--- EXERCISE DATA ---

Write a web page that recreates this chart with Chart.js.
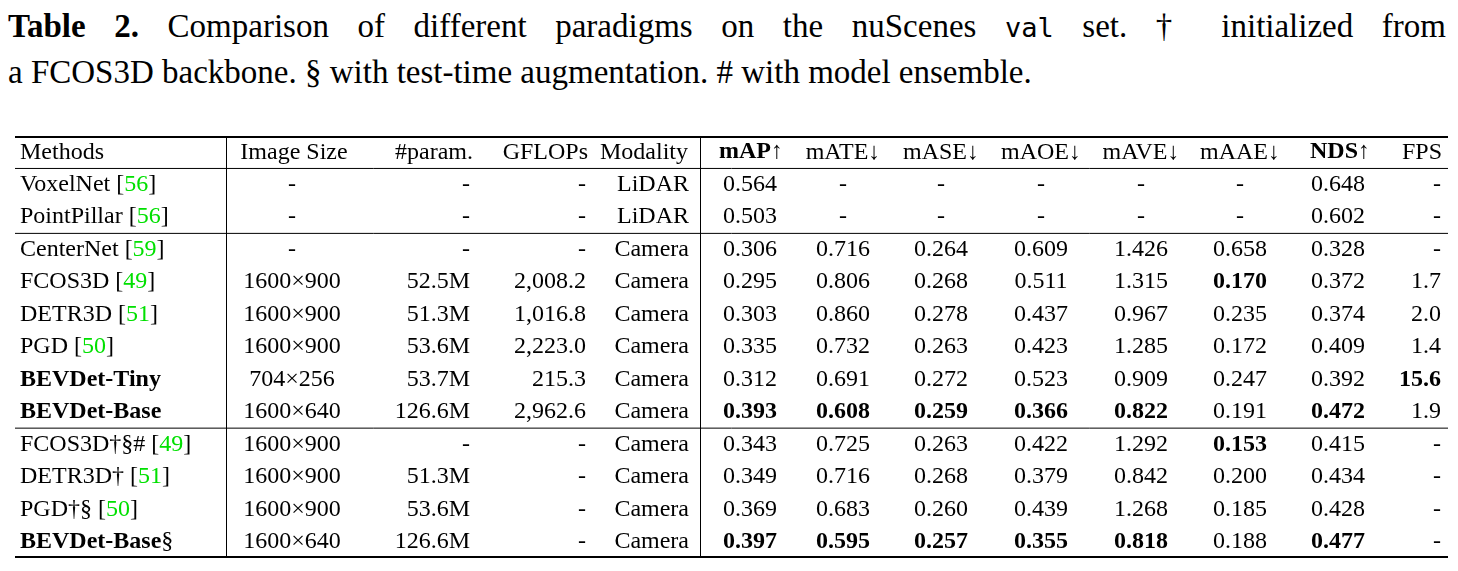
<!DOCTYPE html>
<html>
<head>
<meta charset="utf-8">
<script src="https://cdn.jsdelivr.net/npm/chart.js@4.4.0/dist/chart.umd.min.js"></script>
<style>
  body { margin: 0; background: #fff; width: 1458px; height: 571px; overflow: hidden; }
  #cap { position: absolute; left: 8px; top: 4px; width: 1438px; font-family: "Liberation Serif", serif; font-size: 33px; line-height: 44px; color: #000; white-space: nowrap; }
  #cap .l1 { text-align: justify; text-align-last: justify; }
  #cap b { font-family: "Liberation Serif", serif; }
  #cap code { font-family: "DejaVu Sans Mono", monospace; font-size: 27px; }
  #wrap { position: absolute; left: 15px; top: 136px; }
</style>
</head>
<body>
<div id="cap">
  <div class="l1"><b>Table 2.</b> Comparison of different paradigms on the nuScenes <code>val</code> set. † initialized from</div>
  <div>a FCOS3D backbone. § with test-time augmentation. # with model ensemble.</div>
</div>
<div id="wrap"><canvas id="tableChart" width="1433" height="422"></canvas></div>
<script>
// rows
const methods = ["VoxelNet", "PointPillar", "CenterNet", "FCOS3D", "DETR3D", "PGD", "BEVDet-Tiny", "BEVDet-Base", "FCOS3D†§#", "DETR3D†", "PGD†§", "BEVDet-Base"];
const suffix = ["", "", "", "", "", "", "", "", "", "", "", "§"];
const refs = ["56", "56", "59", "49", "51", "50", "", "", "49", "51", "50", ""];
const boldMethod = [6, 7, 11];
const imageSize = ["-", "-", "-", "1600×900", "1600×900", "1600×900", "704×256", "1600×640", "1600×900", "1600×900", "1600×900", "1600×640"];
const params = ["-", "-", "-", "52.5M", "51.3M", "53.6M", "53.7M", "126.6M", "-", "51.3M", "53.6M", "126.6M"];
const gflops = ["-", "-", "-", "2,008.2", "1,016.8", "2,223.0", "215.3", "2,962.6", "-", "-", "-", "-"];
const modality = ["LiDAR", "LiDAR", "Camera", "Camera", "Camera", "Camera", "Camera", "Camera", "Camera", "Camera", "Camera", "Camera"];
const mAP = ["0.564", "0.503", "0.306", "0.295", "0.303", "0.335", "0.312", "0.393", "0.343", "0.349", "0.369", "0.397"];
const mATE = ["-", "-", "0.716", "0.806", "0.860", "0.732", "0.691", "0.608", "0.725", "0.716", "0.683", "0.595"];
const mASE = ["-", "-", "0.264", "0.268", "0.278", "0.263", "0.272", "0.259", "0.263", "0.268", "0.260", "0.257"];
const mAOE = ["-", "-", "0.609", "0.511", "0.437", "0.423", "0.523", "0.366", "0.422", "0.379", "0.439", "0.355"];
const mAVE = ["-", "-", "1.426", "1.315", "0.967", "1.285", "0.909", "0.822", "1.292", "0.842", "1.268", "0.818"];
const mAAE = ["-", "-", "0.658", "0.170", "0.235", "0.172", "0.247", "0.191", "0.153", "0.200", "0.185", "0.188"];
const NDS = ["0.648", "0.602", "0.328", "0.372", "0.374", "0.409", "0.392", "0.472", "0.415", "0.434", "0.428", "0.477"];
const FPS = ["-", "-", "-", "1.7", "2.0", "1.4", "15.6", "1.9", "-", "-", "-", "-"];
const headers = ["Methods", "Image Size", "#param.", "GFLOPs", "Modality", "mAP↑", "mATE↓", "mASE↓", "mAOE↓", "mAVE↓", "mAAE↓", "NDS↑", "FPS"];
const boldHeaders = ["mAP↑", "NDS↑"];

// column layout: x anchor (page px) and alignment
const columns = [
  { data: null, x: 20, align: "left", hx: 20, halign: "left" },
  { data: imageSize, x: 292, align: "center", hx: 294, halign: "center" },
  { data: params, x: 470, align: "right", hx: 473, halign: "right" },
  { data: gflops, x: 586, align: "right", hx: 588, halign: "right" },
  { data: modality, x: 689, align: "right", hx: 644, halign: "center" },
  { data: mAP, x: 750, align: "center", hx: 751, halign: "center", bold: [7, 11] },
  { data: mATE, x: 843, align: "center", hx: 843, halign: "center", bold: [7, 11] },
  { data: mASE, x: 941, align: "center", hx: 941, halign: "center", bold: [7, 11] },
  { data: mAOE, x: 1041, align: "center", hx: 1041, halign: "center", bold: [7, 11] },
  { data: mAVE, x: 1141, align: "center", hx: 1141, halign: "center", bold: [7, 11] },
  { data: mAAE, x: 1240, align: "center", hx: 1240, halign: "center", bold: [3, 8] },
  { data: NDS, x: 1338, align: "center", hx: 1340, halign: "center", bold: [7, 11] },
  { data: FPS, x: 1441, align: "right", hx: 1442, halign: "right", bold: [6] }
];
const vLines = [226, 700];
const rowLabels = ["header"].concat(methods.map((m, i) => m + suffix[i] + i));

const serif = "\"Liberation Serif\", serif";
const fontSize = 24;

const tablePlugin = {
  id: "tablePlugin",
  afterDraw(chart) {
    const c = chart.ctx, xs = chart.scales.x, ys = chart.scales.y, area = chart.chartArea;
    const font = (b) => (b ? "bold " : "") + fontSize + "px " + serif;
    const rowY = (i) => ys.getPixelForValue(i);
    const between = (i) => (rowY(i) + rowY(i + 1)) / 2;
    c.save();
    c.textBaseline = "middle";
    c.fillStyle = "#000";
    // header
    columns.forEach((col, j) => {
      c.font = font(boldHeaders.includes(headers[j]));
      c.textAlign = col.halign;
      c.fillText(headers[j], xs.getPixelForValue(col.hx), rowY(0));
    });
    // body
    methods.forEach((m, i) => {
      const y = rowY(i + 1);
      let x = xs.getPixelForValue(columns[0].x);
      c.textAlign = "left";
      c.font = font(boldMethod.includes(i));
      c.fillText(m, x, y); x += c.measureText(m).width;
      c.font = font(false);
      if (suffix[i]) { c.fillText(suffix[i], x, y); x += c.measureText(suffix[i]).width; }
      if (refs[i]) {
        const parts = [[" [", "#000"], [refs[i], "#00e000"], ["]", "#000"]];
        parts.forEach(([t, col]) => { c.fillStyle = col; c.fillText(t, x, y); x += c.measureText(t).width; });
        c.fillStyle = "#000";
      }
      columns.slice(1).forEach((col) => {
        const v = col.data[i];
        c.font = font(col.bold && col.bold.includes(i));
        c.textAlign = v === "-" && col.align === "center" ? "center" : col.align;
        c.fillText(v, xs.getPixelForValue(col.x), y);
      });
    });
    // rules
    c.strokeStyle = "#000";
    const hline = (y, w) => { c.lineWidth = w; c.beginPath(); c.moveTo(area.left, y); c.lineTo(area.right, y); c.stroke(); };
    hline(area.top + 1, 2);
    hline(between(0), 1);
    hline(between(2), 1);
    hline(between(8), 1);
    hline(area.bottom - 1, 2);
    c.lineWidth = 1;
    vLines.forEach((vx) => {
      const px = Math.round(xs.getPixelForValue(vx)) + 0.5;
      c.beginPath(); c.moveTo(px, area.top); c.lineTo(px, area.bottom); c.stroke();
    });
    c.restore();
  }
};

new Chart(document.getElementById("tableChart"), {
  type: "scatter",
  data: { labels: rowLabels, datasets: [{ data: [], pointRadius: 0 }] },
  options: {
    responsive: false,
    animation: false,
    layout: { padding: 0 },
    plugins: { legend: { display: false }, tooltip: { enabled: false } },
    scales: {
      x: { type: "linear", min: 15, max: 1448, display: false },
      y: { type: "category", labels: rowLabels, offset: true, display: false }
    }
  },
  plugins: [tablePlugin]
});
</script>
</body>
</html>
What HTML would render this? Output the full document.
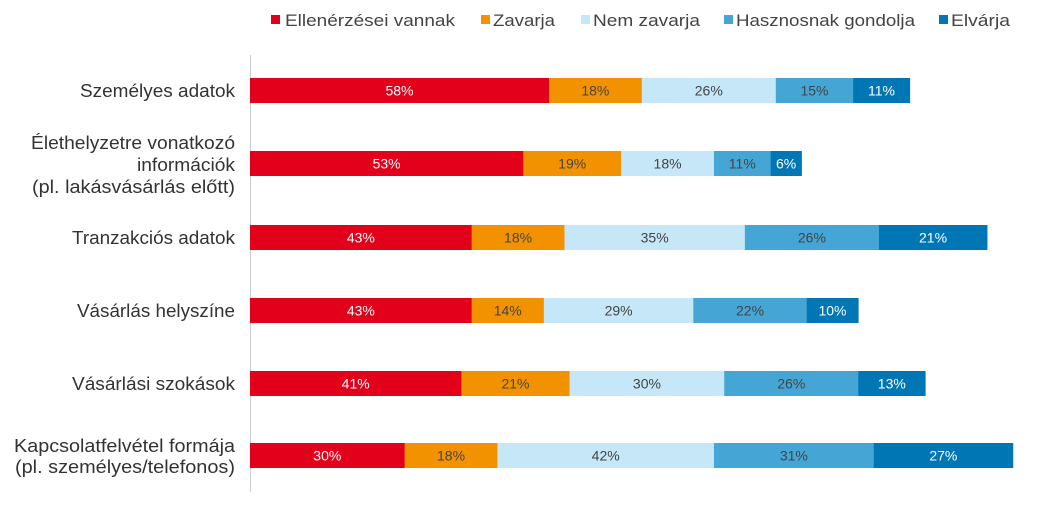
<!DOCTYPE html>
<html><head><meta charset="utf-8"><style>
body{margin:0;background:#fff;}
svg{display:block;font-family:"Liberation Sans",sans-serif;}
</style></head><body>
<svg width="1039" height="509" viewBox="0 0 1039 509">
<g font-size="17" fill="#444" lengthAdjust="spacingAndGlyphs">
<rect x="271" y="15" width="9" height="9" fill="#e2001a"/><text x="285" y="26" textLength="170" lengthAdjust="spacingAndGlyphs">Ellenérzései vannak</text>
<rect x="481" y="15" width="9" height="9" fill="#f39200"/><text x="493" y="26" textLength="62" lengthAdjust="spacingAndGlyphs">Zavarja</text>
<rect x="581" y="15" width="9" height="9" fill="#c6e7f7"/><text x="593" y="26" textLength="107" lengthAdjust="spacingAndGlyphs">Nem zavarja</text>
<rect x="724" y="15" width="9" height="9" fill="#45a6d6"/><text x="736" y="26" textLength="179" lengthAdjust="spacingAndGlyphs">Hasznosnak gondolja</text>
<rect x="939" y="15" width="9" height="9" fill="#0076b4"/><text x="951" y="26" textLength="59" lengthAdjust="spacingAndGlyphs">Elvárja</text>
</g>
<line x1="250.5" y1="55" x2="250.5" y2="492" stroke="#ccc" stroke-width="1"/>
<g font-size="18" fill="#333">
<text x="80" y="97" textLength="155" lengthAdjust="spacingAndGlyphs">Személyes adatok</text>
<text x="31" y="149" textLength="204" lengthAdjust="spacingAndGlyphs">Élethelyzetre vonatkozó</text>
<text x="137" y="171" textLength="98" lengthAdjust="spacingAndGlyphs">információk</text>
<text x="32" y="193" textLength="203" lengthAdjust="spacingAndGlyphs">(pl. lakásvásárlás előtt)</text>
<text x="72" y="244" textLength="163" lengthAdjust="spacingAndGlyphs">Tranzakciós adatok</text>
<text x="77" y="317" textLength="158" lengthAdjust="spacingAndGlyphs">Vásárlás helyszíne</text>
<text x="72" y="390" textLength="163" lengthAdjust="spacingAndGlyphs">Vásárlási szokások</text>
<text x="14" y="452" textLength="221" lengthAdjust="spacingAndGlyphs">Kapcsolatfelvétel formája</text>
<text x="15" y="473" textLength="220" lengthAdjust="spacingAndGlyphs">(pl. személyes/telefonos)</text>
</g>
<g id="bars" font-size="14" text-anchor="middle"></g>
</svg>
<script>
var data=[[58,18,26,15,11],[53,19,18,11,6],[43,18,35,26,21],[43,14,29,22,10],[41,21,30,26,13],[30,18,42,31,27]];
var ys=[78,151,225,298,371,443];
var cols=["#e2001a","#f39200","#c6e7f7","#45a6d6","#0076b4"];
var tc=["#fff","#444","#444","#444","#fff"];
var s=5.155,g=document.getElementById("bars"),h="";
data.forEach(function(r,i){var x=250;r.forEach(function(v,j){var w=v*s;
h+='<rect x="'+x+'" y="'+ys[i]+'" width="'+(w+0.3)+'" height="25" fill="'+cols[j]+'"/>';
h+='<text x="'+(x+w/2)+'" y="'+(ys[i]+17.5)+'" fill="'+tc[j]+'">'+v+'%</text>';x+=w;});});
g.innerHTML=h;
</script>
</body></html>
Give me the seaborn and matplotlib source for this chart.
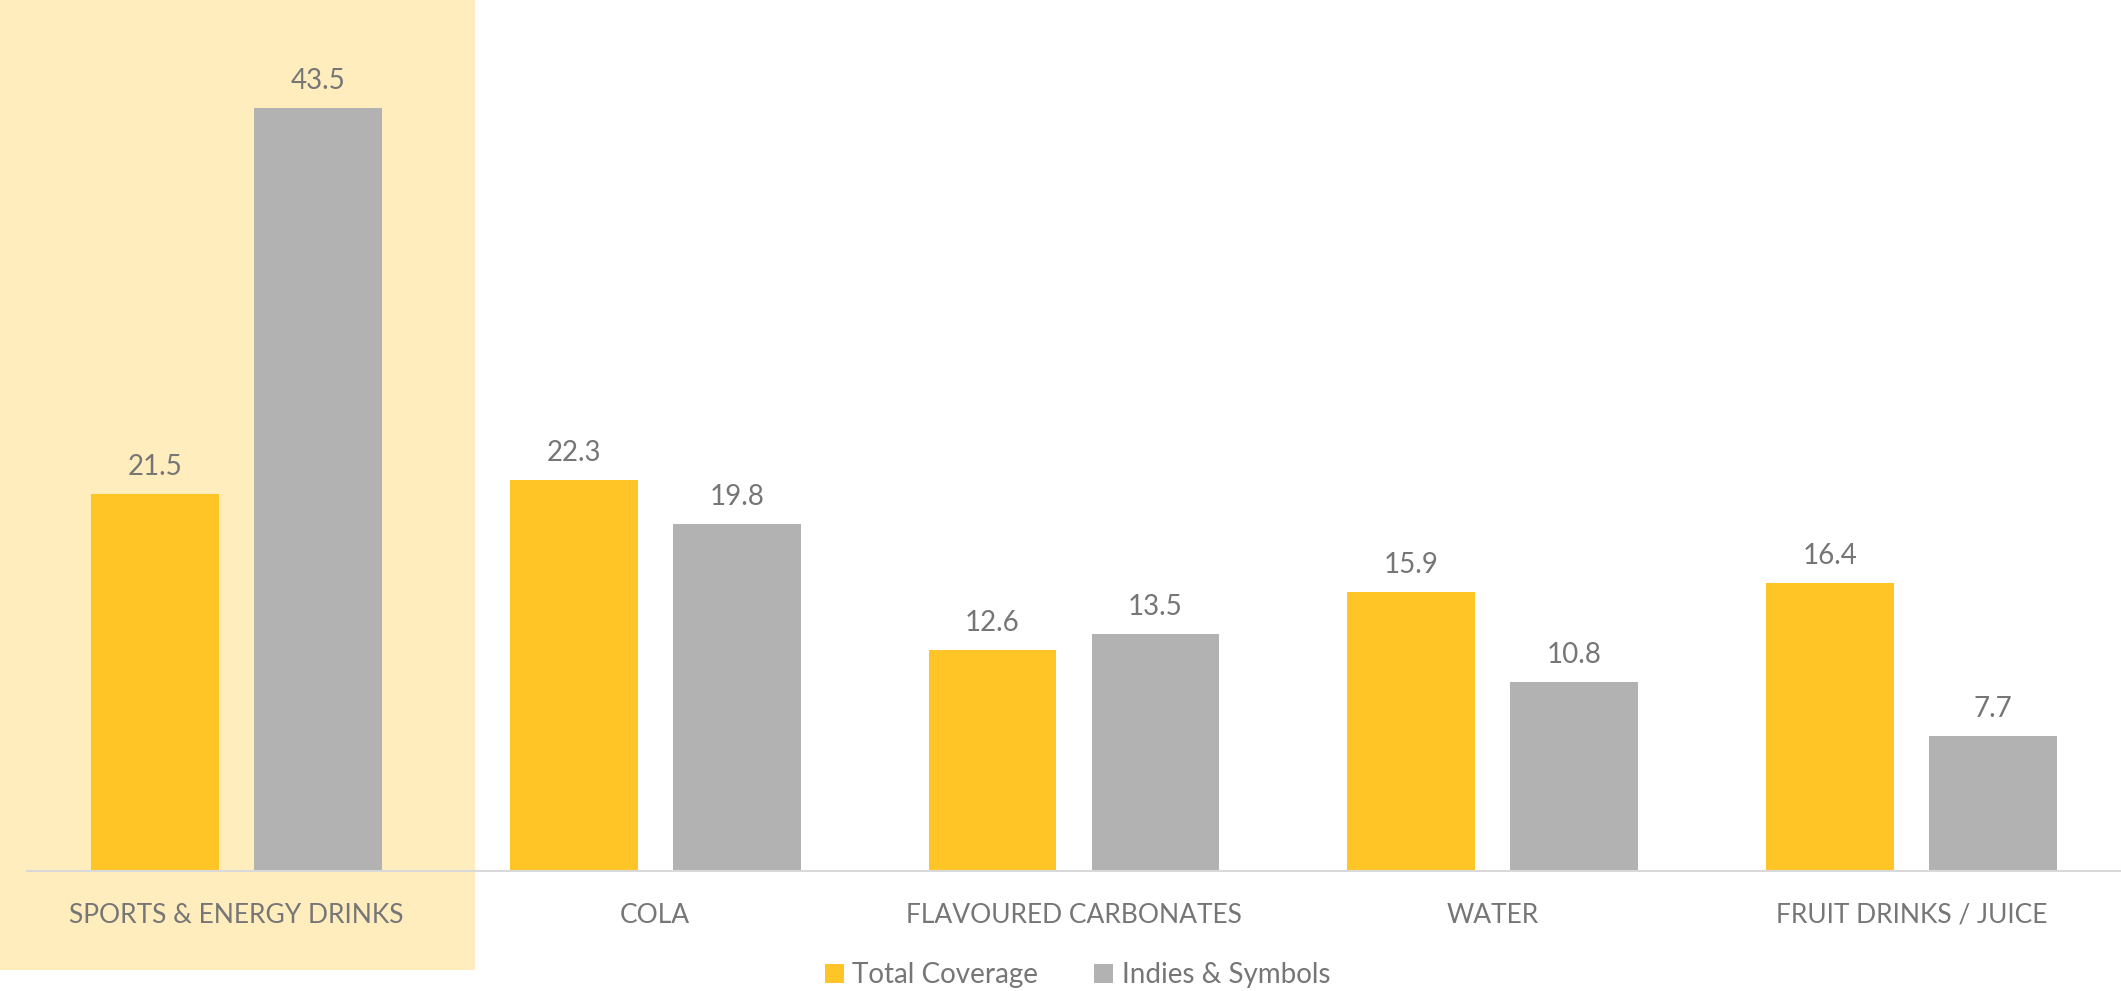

---

WORK TO DO:
Find the word "with" and list each line it appears in.

RESULT OF THIS EXERCISE:
Write a web page that recreates this chart with Chart.js.
  <div>a FCOS3D backbone. § with test-time augmentation. # with model ensemble.</div>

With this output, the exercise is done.